La musica leggerissima che nessuno vuole, ma tutti hanno
di Noele Di Nuzzo
Se da un lato il 71º Festival della Canzone Italiana di Sanremo ha visto vincitori i Måneskin con il loro pezzo “Zitti e buoni”, dall’altro ha visto nascere uno dei sottofondi dell’estate 2021 con “Musica leggerissima” degli esordienti Lorenzo Urciullo e Antonio Di Martino, in arte Colapesce e Dimartino. I cantautori siciliani, arrivati quarti nella competizione, sono saliti agli onori della cronaca con un ritornello entrato facilmente nella testa di tutti.
Il pezzo, scritto in Re minore, accordo figlio della tradizione popolare di Rosa Balistreri e della musica napoletana, si impone, usando le parole di Claudio Tedesco su RollingStone, «come un tormentone usato come antidepressivo di massa».
«Metti un po’ di musica leggera perché ho voglia di niente, anzi leggerissima, parole senza mistero, allegre, ma non troppo».
Cos’è quindi questa musica leggerissima? È la musica che siamo in qualche modo “costretti” ad ascoltare, dalla quale non c’è modo di tirarci indietro. La musica leggerissima che nessuno vuole, ma che tutti hanno.

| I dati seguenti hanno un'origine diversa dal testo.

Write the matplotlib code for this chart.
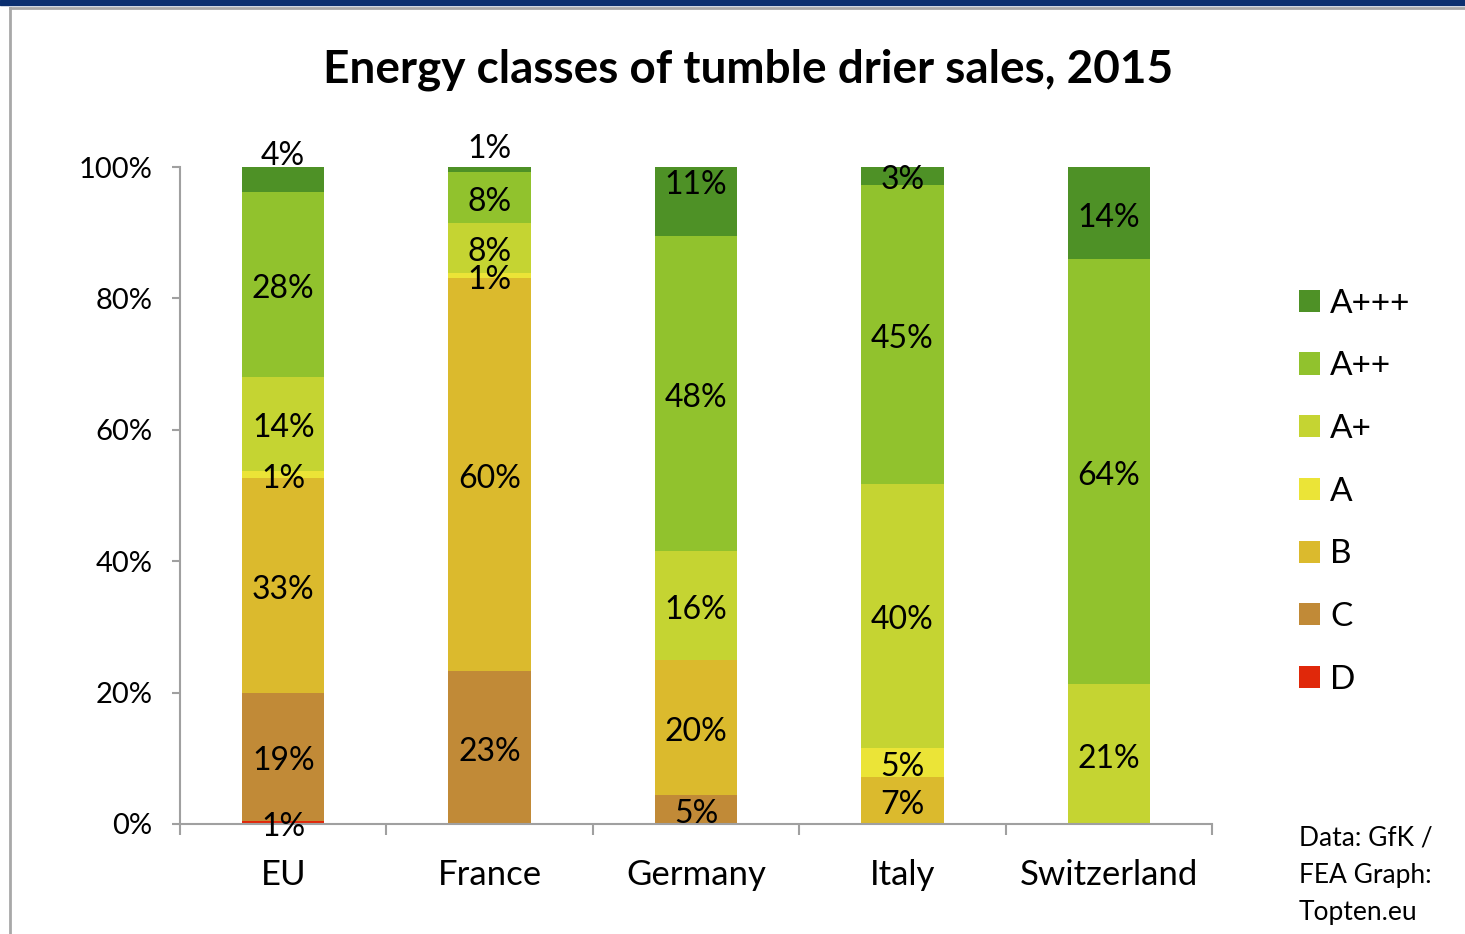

È ironico come una canzone volta alla critica della costante ricerca di musica sempre meno impegnativa sia diventata emblema della musica che essa stessa denuncia.
Da una parte il testo della canzone vuole essere un continuo richiamo alla sfera emozionale e un invito all’introspezione, dall’altra il ritmo del motivo è contagioso. Come un sentimento interiore, come una presa di coscienza che lì sul domandare si ritrae in un ritornello che assuefà e che chiede un po' di musica leggerissima che nel silenzio assordante allontani quel baratro così vicino a noi.

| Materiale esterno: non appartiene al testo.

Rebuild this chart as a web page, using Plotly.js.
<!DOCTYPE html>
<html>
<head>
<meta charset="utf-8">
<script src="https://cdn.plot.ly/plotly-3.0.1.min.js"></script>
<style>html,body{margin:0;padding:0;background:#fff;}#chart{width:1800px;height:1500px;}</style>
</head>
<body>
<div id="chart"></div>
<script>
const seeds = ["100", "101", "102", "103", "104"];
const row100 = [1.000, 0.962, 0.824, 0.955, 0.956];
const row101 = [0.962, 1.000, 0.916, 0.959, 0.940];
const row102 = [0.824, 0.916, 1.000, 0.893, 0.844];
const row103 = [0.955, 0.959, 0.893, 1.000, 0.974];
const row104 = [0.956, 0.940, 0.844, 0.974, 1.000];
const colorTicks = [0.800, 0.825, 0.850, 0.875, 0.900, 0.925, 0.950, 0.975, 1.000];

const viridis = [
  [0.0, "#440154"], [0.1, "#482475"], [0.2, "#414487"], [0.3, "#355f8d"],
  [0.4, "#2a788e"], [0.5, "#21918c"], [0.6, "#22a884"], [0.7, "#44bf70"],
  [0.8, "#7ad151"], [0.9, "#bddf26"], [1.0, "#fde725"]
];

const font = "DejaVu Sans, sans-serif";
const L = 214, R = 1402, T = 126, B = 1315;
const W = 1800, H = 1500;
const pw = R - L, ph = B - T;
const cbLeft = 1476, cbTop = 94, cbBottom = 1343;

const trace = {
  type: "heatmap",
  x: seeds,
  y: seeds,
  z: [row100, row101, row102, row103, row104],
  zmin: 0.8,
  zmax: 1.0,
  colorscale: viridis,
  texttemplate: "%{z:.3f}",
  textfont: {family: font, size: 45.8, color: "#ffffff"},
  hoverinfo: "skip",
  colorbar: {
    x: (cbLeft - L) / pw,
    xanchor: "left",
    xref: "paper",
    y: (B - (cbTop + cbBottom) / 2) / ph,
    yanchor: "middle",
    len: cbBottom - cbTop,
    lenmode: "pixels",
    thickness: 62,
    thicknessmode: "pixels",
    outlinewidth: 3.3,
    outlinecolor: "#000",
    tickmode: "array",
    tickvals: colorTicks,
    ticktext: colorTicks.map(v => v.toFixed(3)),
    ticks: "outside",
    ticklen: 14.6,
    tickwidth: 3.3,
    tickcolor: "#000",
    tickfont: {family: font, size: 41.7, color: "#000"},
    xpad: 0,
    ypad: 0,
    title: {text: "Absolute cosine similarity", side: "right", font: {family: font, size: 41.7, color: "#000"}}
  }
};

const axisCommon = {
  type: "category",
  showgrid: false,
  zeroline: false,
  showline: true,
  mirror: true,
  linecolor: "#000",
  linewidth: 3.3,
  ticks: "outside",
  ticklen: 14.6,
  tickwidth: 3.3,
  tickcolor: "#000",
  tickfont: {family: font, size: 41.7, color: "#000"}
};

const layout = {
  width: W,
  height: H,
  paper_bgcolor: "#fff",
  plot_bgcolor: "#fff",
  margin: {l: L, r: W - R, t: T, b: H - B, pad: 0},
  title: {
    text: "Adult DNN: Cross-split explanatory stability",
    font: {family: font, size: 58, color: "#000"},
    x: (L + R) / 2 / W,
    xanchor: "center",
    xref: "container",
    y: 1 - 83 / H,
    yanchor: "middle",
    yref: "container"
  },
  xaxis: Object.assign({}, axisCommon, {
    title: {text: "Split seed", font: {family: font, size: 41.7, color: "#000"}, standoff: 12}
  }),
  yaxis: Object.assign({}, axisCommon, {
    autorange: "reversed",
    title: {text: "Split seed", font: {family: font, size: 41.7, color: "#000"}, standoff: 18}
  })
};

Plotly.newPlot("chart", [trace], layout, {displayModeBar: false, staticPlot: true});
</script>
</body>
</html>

Nel panorama filosofico-antropologico chi ha davvero colto questo aspetto è Zygmunt Bauman nella sua continua analisi della “società liquida”. Ad essere caratterizzata dalla ormai inflazionata “liquidità” è ovviamente anche la musica. Essa motore e propulsore di grandi rivoluzioni è stata prontamente assoggettata e ingabbiata nelle spietate dinamiche del mercato, così la musica, come l’arte in generale, è diventata merce al servizio del focaultiano potere.
È risaputo: una volta che l’arte raggiunge il pubblico questa perde parte dell’impronta del suo creatore, si mescola alle emozioni e ai sentimenti che suscita in chi ne fruisce, talvolta venendone anche stravolta. È questo il messaggio che i due cantautori siciliani volevano portare sul palco del teatro Ariston? Si è forse alla ricerca di una musica che non impegni più su nessun piano, e che, al contrario, anestetizzi e sopisca qualsiasi reminiscenza di una coscienza ancora libera? Ritengo che un semplice “no” sia banale.
La musica leggerissima è quella nei supermercati, che canticchiano tutti, senza pensarci, senza trasporto, che fa da sottofondo alle giornate, che unisce tutti. Un’unione, questa, da non vedere con occhio positivo, ma anzi estremamente freddo e realista: la musica leggerissima che ci unisce è la prova di una musica che non ha più un target, ma che al contrario vede solo acquirenti mossi dagli stessi gusti.
“Musica leggerissima” resta una denuncia a metà, un esperimento che non ha sortito l’effetto sperato, un’ulteriore conferma che la musica, almeno quella “professata”, anche da infedeli, riprendendo il titolo di un disco di Urciullo, in palchi così prestigiosi, resta appannaggio del mercato.